From “Coastside Cultural Resources of San Mateo County”

Montara..Moss Beach…El Granada…Princeton-by-the-Sea…Miramar

“These communities were established on the Mid-Coast between 1906 and 1909 during the real estate boom that followed the construction of the Ocean Shore Railroad. Speculators quickly subdivided the lands along the new rail line, expecting a real estate boom to follow in its tracks. This never took place. Few of the subdivided lots were developed during the first half of this century.

“By 1950, the Mid-Coast population was only 1,700 residents. During the next two decades, however, the population more than doubled to 4,000.

“As buildable land on the Bayside disappeared, many contractors discovered the abundance of vacant subdivided lots in the community. A small building boom resulted and by 1979 over 6,500 persons resided in the area.
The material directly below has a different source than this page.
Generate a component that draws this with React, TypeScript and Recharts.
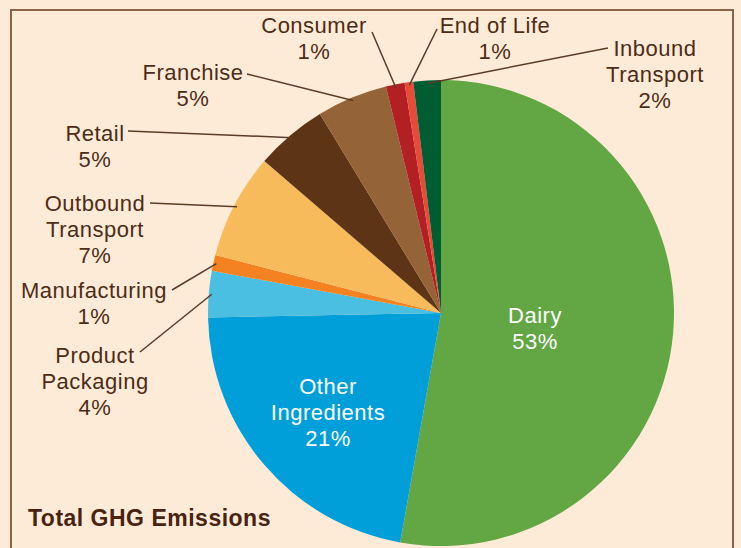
import React from "react";
import { PieChart, Pie, Cell } from "recharts";

const categories = [
  "Dairy",
  "Other Ingredients",
  "Product Packaging",
  "Manufacturing",
  "Outbound Transport",
  "Retail",
  "Franchise",
  "Consumer",
  "End of Life",
  "Inbound Transport",
];
const shares = [52.8, 21.9, 3.2, 1.1, 7.3, 5.0, 4.9, 1.3, 0.6, 1.9];
const pctLabels = ["53%", "21%", "4%", "1%", "7%", "5%", "5%", "1%", "1%", "2%"];
const labelLines: string[][] = [
  ["Dairy"],
  ["Other", "Ingredients"],
  ["Product", "Packaging"],
  ["Manufacturing"],
  ["Outbound", "Transport"],
  ["Retail"],
  ["Franchise"],
  ["Consumer"],
  ["End of Life"],
  ["Inbound", "Transport"],
];
const colors = [
  "#62a744",
  "#009fda",
  "#4bbfe2",
  "#f58220",
  "#f7bb5c",
  "#5e3416",
  "#956338",
  "#b22024",
  "#e84a3a",
  "#005c31",
];

// label layout: text centre x, first-line centre y, inside flag, leader-line start
const labelLayout = [
  { x: 535, y: 315, inside: true },
  { x: 328, y: 386, inside: true },
  { x: 95, y: 355, inside: false, lx: 140, ly: 352 },
  { x: 94, y: 290, inside: false, lx: 172, ly: 290 },
  { x: 95, y: 203, inside: false, lx: 150, ly: 203 },
  { x: 95, y: 133, inside: false, lx: 128, ly: 131 },
  { x: 193, y: 72, inside: false, lx: 247, ly: 74 },
  { x: 314, y: 25, inside: false, lx: 372, ly: 32 },
  { x: 495, y: 25, inside: false, lx: 437, ly: 29 },
  { x: 655, y: 48, inside: false, lx: 608, ly: 48 },
];

const data = categories.map((name, i) => ({ name, value: shares[i] }));

const FONT = "'Liberation Sans', Arial, sans-serif";
const RAD = Math.PI / 180;
const LINE_H = 26;

const renderLabel = (props: any) => {
  const { cx, cy, midAngle, outerRadius, index } = props;
  const lay = labelLayout[index];
  const lines = [...labelLines[index], pctLabels[index]];
  const fill = lay.inside ? "#ffffff" : "#4e2c16";
  let leader = null;
  if (!lay.inside) {
    const ex = cx + (outerRadius - 3) * Math.cos(-midAngle * RAD);
    const ey = cy + (outerRadius - 3) * Math.sin(-midAngle * RAD);
    leader = (
      <line x1={lay.lx} y1={lay.ly} x2={ex} y2={ey} stroke="#5b3b25" strokeWidth={1.5} />
    );
  }
  return (
    <g key={`lbl-${index}`}>
      {leader}
      {lines.map((t, k) => (
        <text
          key={k}
          x={lay.x}
          y={lay.y + k * LINE_H}
          textAnchor="middle"
          dominantBaseline="central"
          fill={fill}
          fontFamily={FONT}
          fontSize={22}
          letterSpacing={0.5}
        >
          {t}
        </text>
      ))}
    </g>
  );
};

export default function App() {
  return (
    <div
      style={{
        position: "absolute",
        left: 0,
        top: 0,
        width: 741,
        height: 548,
        background: "#fdebd7",
        overflow: "hidden",
      }}
    >
      <div
        style={{
          position: "absolute",
          left: 10,
          top: 9,
          width: 724,
          height: 600,
          border: "2px solid #8b6347",
          boxSizing: "border-box",
        }}
      />
      <div style={{ position: "absolute", left: 0, top: 0 }}>
        <PieChart width={741} height={548} margin={{ top: 0, right: 0, bottom: 0, left: 0 }}>
          <Pie
            data={data}
            dataKey="value"
            nameKey="name"
            cx={441}
            cy={313}
            outerRadius={233}
            startAngle={90}
            endAngle={-270}
            stroke="none"
            isAnimationActive={false}
            label={renderLabel}
            labelLine={false}
          >
            {data.map((d, i) => (
              <Cell key={d.name} fill={colors[i]} />
            ))}
          </Pie>
          <text
            x={28}
            y={518}
            dominantBaseline="central"
            fill="#4a2210"
            fontFamily={FONT}
            fontWeight="bold"
            fontSize={23}
            letterSpacing={0.5}
          >
            Total GHG Emissions
          </text>
        </PieChart>
      </div>
    </div>
  );
}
Because mos development occurred during a relatively short time span and houses were built by contractors for speculation, rather than by owners for their personal use, the general appearance of the housing is quite undistinctive and lacking in architectural quality. A majority of the newer houses however, have been constructed of natural wood. They blend nicely with the wooded physical setting and provide a design unity which did not exist in the past.

“Bounded by sea and mountains, the most scenic aspect of the community is its natural setting. Trees, although not native to the area, also play an important role in contributing to the scenic beauty. In portions of Montara and Moss Beach, rows of cypress were planted along the roadways and in many areas canopies of green now arch over the streets. Thousands of eucalyptus were planted on the hillside which surrounds El Granada and today a mighty forest shelters much of the town.

“A unique feature of El Granada is its Beaux-Arts design street pattern. Radial and semi-circular streets, and divided landscaped boulevards give the community a distinctive style which is unparalleled in the County. The plan was designed by Daniel Burnham, the famous architect and city planner. Burnham was in San Francisco during 1905 and 1906 working on a plan for the City and was hired by the Ocean Shore Railroad to design the town as a Coastside attraction.

“El Granada was planned as a model community and seaside resort with hotels and casinos to rival Atlantic City and Long Beach. Advertisements of the era promoting its values refer to it as the “magnificent Burnham City.”

“Princeton-by-the-Sea, like El Granada, was originally planned as an ocean resort. It never developed, however. Today the Princeton area adjacent to Pillar Point Harbor is primarily an industrial area for boat building and related activities. Along Capistrano Road, at the harbor’s entrance, restaurants and other commercial uses are starting to develop. In time, Princeton could evolve into an attractive recreation center. It may be that Princeton will yet achieve its original dream of becoming an ocean resort catering to the needs of Coastside visitors.”